Mobilmachung für römische Immobilie

Fast 2 000 Jahre alte Therme vor Bundeshaus wird um 56 Meter versetzt - Bad macht Platz fürs Hotel am Kongresszentrum

Mobilmachung für römische Immobilie
Foto: Frommann

Bonn. Um 13.41 Uhr war es endlich soweit: Das Heißwasserbad stand millimetergenau an seinem neuen Standort - 56 Meter entfernt von jener Stelle, an der es im zweiten Jahrhundert errichtet worden war: zwischen Plenarsaal und Bundeskanzleramt.

Die Translozierung (Versetzung einer Immobilie en bloc) ist notwendig, weil sich die römische Therme just dort befindet, wo das Hotel des neuen Kongresszentrums entsteht. Künftig wird sie im Wellness-Bereich des Hotels zu sehen sein. Und wer dort nicht Gast ist, kann die Anlage durch ein Glasdach auch von außen sehen.

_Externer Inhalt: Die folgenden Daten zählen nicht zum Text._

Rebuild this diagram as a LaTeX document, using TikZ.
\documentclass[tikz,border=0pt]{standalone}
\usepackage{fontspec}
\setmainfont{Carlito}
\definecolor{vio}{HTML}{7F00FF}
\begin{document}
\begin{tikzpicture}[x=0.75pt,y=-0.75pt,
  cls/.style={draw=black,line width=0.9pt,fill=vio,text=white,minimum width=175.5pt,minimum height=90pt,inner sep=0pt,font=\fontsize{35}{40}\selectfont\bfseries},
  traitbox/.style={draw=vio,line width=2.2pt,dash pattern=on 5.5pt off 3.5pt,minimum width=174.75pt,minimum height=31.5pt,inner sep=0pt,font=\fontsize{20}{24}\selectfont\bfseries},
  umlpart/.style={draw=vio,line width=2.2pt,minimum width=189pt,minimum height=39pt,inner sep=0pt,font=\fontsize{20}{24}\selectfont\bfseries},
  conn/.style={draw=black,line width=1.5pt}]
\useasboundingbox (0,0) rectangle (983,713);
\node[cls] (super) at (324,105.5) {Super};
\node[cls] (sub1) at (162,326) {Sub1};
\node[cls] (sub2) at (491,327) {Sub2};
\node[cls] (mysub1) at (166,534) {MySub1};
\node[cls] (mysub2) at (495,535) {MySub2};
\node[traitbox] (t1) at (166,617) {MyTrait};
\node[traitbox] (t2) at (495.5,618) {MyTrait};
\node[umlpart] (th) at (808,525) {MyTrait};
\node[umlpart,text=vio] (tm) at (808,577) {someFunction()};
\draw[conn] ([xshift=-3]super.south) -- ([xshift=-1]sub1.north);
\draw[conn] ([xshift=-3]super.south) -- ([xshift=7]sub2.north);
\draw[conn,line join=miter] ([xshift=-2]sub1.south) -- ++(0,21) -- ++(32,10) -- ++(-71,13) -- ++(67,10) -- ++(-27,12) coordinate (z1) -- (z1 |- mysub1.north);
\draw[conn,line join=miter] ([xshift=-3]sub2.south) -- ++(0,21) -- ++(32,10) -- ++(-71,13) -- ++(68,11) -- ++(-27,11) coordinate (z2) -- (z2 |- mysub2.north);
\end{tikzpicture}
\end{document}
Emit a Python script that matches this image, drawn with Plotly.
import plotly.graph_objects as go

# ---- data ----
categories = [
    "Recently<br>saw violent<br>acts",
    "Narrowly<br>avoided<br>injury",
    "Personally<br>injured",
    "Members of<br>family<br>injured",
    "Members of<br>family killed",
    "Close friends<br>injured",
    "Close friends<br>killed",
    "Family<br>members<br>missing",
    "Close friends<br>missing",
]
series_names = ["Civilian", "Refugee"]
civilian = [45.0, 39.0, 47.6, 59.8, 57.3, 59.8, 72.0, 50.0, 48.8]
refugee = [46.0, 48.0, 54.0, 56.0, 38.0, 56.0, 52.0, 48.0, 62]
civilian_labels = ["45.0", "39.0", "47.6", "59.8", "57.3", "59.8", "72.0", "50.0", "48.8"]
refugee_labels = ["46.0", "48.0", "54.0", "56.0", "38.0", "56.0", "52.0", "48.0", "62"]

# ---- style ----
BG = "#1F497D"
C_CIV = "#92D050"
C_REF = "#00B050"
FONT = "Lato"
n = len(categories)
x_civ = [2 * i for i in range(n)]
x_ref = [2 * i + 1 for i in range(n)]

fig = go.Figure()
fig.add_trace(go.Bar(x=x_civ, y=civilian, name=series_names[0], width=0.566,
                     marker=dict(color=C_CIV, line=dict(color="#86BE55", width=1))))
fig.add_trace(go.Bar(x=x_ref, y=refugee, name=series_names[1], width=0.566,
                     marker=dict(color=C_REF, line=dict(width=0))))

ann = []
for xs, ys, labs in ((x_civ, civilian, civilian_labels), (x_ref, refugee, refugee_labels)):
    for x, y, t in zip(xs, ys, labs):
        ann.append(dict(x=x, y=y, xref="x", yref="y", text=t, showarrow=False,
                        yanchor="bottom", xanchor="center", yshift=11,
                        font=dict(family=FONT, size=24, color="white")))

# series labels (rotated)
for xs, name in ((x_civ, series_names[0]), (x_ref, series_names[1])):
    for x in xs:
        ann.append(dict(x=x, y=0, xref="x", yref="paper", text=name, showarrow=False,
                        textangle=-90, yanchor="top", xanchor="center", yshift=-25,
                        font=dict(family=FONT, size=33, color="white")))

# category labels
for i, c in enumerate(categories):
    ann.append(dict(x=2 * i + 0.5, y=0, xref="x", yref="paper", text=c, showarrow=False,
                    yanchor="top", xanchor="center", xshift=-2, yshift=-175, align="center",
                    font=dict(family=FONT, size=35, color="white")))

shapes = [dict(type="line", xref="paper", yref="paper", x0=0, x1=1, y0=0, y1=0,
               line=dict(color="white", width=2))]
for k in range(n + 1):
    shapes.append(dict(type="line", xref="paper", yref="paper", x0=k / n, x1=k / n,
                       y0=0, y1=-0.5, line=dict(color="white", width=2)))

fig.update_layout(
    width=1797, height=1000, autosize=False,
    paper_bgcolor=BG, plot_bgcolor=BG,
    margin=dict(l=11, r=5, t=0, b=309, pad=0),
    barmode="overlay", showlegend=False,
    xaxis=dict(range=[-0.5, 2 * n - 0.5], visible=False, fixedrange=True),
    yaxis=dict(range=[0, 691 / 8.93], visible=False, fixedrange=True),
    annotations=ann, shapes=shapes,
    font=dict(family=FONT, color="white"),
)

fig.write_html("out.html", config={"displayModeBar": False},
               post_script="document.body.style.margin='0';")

Mit einem Diamantseil hatte die Firma Bennert aus Hopfgarten bei Weimar in den vergangenen Wochen die Therme in drei bis zu 125 Tonnen schwere Teile getrennt, unter die eine Stahlkonstruktion angebracht wurde. Parallel dazu goss man nebenan die Bodenplatte, auf der das Bad künftig steht.

Nachdem das Kaltwasserbad bereits versetzt worden war, sollte am Dienstag das Warmwasserbad an der Reihe sein. Doch beim Anheben entdeckten die Experten einen Hohlraum, der in Kürze zugegossen wird, um Schäden beim Transport zu vermeiden. Also zog man am Dienstag die Abteilung "Warmwasser" vor.

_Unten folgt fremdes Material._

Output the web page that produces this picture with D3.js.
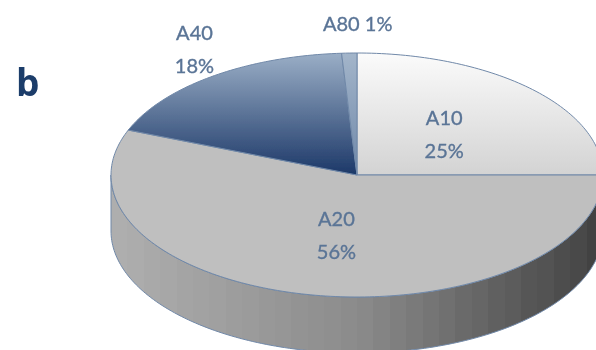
<!DOCTYPE html>
<html>
<head>
<meta charset="utf-8">
<script src="https://cdn.jsdelivr.net/npm/d3@7"></script>
<style>
  body { margin: 0; background: #fff; }
  svg { display: block; }
</style>
</head>
<body>
<div id="chart"></div>
<script>
// slice data, clockwise from 12 o'clock
var categories = ["A10", "A20", "A40", "A80"];
var values = [25, 56, 18, 1];
var pctLabels = ["25%", "56%", "18%", "1%"];
var panelLabel = "b";

var width = 596,
  height = 350,
  cx = 357, cy = 175,   // centre of the top face
  rx = 246, ry = 122,   // ellipse radii of the top face
  depth = 56,           // thickness of the disc
  svg;

var pie = d3.pie().sort(null).value(function(d) { return d; });
var arcs = pie(values);

// angle measured clockwise from 12 o'clock -> screen point on the ellipse
function pt(a, r, dy) {
  return [cx + Math.sin(a) * rx * r, cy - Math.cos(a) * ry * r + (dy || 0)];
}

function topPath(d) {
  var steps = Math.max(2, Math.ceil((d.endAngle - d.startAngle) / 0.02));
  var a = d3.range(steps + 1).map(function(i) {
    return d.startAngle + (d.endAngle - d.startAngle) * i / steps;
  });
  var p = [[cx, cy]].concat(a.map(function(t) { return pt(t, 1); }));
  return d3.line()(p) + "Z";
}

// outer wall, only the part facing the viewer (between 3 and 9 o'clock)
function sidePath(d) {
  var a0 = Math.max(d.startAngle, Math.PI / 2),
    a1 = Math.min(d.endAngle, Math.PI * 1.5);
  if (a1 <= a0) return null;
  var steps = Math.ceil((a1 - a0) / 0.02);
  var a = d3.range(steps + 1).map(function(i) { return a0 + (a1 - a0) * i / steps; });
  var topEdge = a.map(function(t) { return pt(t, 1); });
  var botEdge = a.slice().reverse().map(function(t) { return pt(t, 1, depth); });
  return d3.line()(topEdge.concat(botEdge)) + "Z";
}

svg = d3.select("#chart").append("svg")
  .attr("width", width)
  .attr("height", height);

var defs = svg.append("defs");

// the reference is a soft, slightly blurred scan
defs.append("filter")
  .attr("id", "soft")
  .append("feGaussianBlur")
  .attr("stdDeviation", 0.55);

// banded grey wall, light on the left, dark on the right
var wallShade = d3.scaleLinear()
  .domain([0, 0.5, 1])
  .range(["#aeaeae", "#8b8b8b", "#434343"]);
var bands = 30;
var wall = defs.append("linearGradient")
  .attr("id", "wall")
  .attr("gradientUnits", "userSpaceOnUse")
  .attr("x1", cx - rx).attr("x2", cx + rx)
  .attr("y1", 0).attr("y2", 0);
d3.range(bands).forEach(function(i) {
  var c = wallShade(i / (bands - 1));
  wall.append("stop").attr("offset", i / bands).attr("stop-color", c);
  wall.append("stop").attr("offset", (i + 1) / bands).attr("stop-color", c);
});

function vGrad(id, c0, c1) {
  var g = defs.append("linearGradient")
    .attr("id", id)
    .attr("x1", 0).attr("x2", 0).attr("y1", 0).attr("y2", 1);
  g.append("stop").attr("offset", 0).attr("stop-color", c0);
  g.append("stop").attr("offset", 1).attr("stop-color", c1);
}
vGrad("g10", "#fbfbfb", "#d3d3d3");
vGrad("g40", "#9aaec6", "#1c3868");
vGrad("g80", "#a3b5ca", "#6f88a9");

var fills = ["url(#g10)", "#bfbfbf", "url(#g40)", "url(#g80)"];
var edge = "#7088a8";

var root = svg.append("g").attr("filter", "url(#soft)");

// wall first
root.append("g")
  .selectAll("path")
  .data(arcs.filter(function(d) { return sidePath(d); }))
  .enter()
  .append("path")
  .attr("d", sidePath)
  .attr("fill", "url(#wall)")
  .attr("stroke", edge)
  .attr("stroke-width", 1);

// top face slices
root.append("g")
  .selectAll("path")
  .data(arcs)
  .enter()
  .append("path")
  .attr("d", topPath)
  .attr("fill", function(d, i) { return fills[i]; })
  .attr("stroke", edge)
  .attr("stroke-width", 1)
  .attr("stroke-linejoin", "round");

// labels: big slices inside, small ones outside
var lab = root.append("g")
  .attr("font-family", "Lato, 'Open Sans', sans-serif")
  .attr("font-size", 20)
  .attr("fill", "#5a7496")
  .attr("stroke", "#5a7496")
  .attr("stroke-width", 0.35)
  .attr("text-anchor", "middle");

arcs.forEach(function(d, i) {
  var mid = (d.startAngle + d.endAngle) / 2,
    inside = values[i] >= 20,
    p = pt(mid, inside ? 0.49 : 1.2);
  if (values[i] < 5) {
    lab.append("text")
      .attr("x", p[0] + 10).attr("y", p[1] - 5)
      .attr("dy", "0.35em")
      .text(categories[i] + " " + pctLabels[i]);
  } else {
    var gap = 33,
      nx = inside ? 2 : 11,
      ny = inside ? 2 : -7;
    lab.append("text")
      .attr("x", p[0] + nx).attr("y", p[1] + ny - gap / 2)
      .attr("dy", "0.35em")
      .text(categories[i]);
    lab.append("text")
      .attr("x", p[0] + nx).attr("y", p[1] + ny + gap / 2)
      .attr("dy", "0.35em")
      .text(pctLabels[i]);
  }
});

root.append("text")
  .attr("x", 16)
  .attr("y", 96)
  .attr("font-family", "'Open Sans', sans-serif")
  .attr("font-weight", "bold")
  .attr("font-size", 37)
  .attr("fill", "#1f3d6b")
  .text(panelLabel);
</script>
</body>
</html>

Von einem "schönen Moment" sprach Professor Jürgen Kunow. "Unsere Erwartungen wurden bei weitem übertroffen; wir haben hier Hinweise darauf gefunden, dass sich an dieser Stelle eine römische Stadt befunden hat", sagte der Leiter des Rheinischen Amtes für Bodendenkmalpflege.

Unter dessen Federführung wird seit vergangenem Mai bis Ende Oktober die 3,7 Hektar große Fläche archäologisch untersucht; es ist die größte zusammenhängende Ausgrabung, die je in einem römischen Vicus in Deutschland stattgefunden hat.

Und dazu gehört auch die Therme, "die nicht nur ein Ort der Hygiene war; dort fand auch Kommunikation statt, wurden Geschäfte getätigt und Politik betrieben", sagte Kunow, der das 19 mal 9,5 Meter große römische Bad als "Alleinstellungsmerkmal" für das United Nations Congress Center (UNCC) bezeichnete. "Sehr froh über das besondere Ereignis" zeigte sich auch die städtische UNCC-Projektkoordinatorin Evi Zwiebler.

Die Gesamtkosten für den Erhalt des Bades gab sie mit 1,5 Millionen Euro an und dankte vor allem dem Investor des Kongresszentrums, SMI Hyundai, der die Hälfte dieses Betrages übernimmt; das Land NRW steuert 350 000 Euro und die Stadt Bonn 400 000 Euro bei: "Damit bringt die Stadt zum Ausdruck, dass wir uns der historischen Verantwortung unserer Stadtgeschichte bewusst sind."

Bonns römische Vergangenheit

Neben dem im 1. Jahrhundert nach Christus errichteten Legionslager und dem dazugehörigen Lagerhof auf Höhe der heutigen Kennedybrücke gab es in Bonn eine zweite zivile Ansiedlung (vicus), die im 2. und 3. Jahrhundert ihre Blüte hatte.

Sie erstreckte sich auf einer Fläche von etwa 80 Hektar beiderseits der Adenauerallee, die schon in römischer Zeit eine Hauptverkehrsachse war; sie bestand hauptsächlich aus dicht nebeneinander stehenden Fachwerkhäusern.

In den schmalen Räumen an der Straße waren manchmal Verkaufsläden, Werkstätten oder Kneipen untergebracht; dahinter folgten die Wohnbereiche. In den sich anschließenden Gärten befanden sich Abfallgruben, Latrinen, Brunnen und handwerkliche Einrichtungen. Am hinteren Ende wurden vereinzelt Tote bestattet.

Neben dem privaten Siedlungsbereich gab es im vicus von Bonn auch einen öffentlichen Bereich, in dem auch ein Marktplatz, ein Bad und ein Tempelbezirk zu finden sind. Zeugnisse wurden nun vor dem Plenarsaal gefunden: neben der Therme und einer Töpferei auch ein Tempel.